Closing South Africa’s wage gap: The law is already in place – time for trade unions to enforce it

Closing South Africa’s wage gap: The law is already in place – time for trade unions to enforce it
A squatter camp in Kya Sands, home to South Africans and many African immigrants on 19 July 2018 in Johannesburg, South Africa. (Photo: Per-Anders Pettersson / Getty Images)

Big business is understandably alarmed at proposals to close South Africa’s huge wage gap between top management and its lowest-paid workers, as proposed in the Companies Amendment Bill. But a 23-year-old section of the Employment Equity Act, which has been completely ignored, already does exactly that.

What is a greater red flag to business: more transparency or tax increases? It’s too close to call. In either event, there should be no surprise about the corporate pushback against the wage gap disclosures proposed in the Companies Amendment Bill (CAB), as Khaya Sithole and Tracey Davies report in their recent Daily Maverick article.

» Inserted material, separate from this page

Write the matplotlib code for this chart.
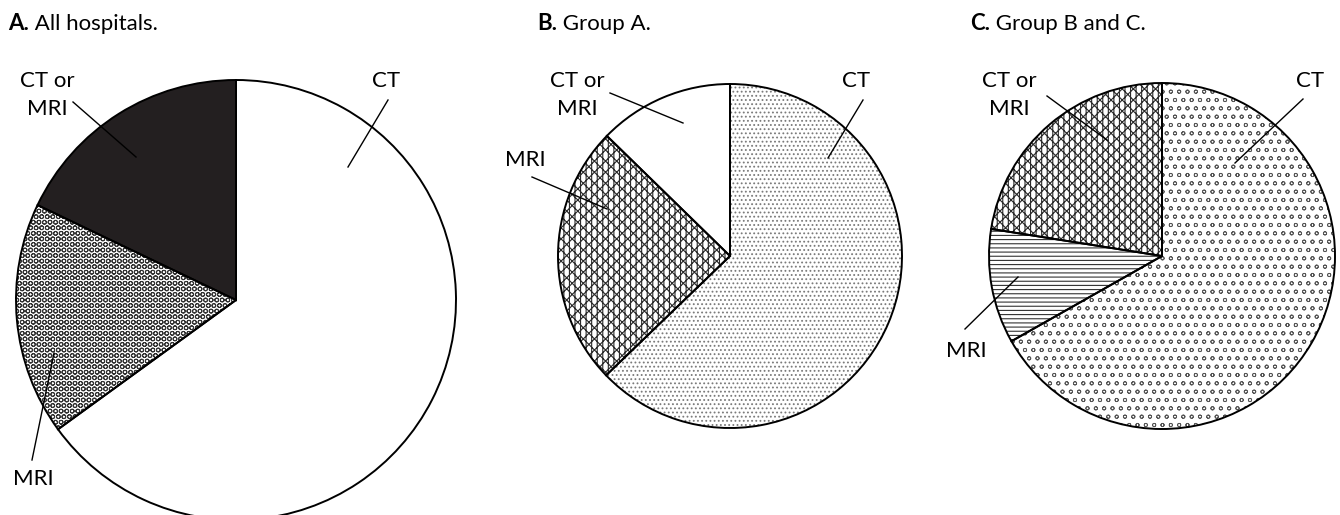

The tale of what lies buried in the Employment Equity Act (EEA) of 1998 might make matters more difficult for the corporate elite who wish to retain the freedom to pay themselves obscene and unwarranted salaries.

It is surprising how we – the alert public – have allowed the Employment Conditions Commission, the government and Parliament successfully to bury Section 27, the wage gap provisions of the Employment Equity Act (EEA). Had these provisions been implemented, there would have been no need for them in the Companies Amendment Bill that is now so alarming business.

Section 27 has been so successfully expunged from public notice – albeit without Parliamentary sanction – that a reminder of its main provisions is merited.

“27(1). Every employer… must submit a statement… on the remuneration and benefits received in each occupational category and level…

“27(2.) Where disproportionate income differentials are reflected… [the] employer must take measures to progressively reduce such differentials subject to such guidance as may be given by the Minister…

“27(4). The Employment Conditions Commission must research and investigate norms and benchmarks for proportionate income differentials and advise the Minister on appropriate measures for reducing disproportionate differentials.”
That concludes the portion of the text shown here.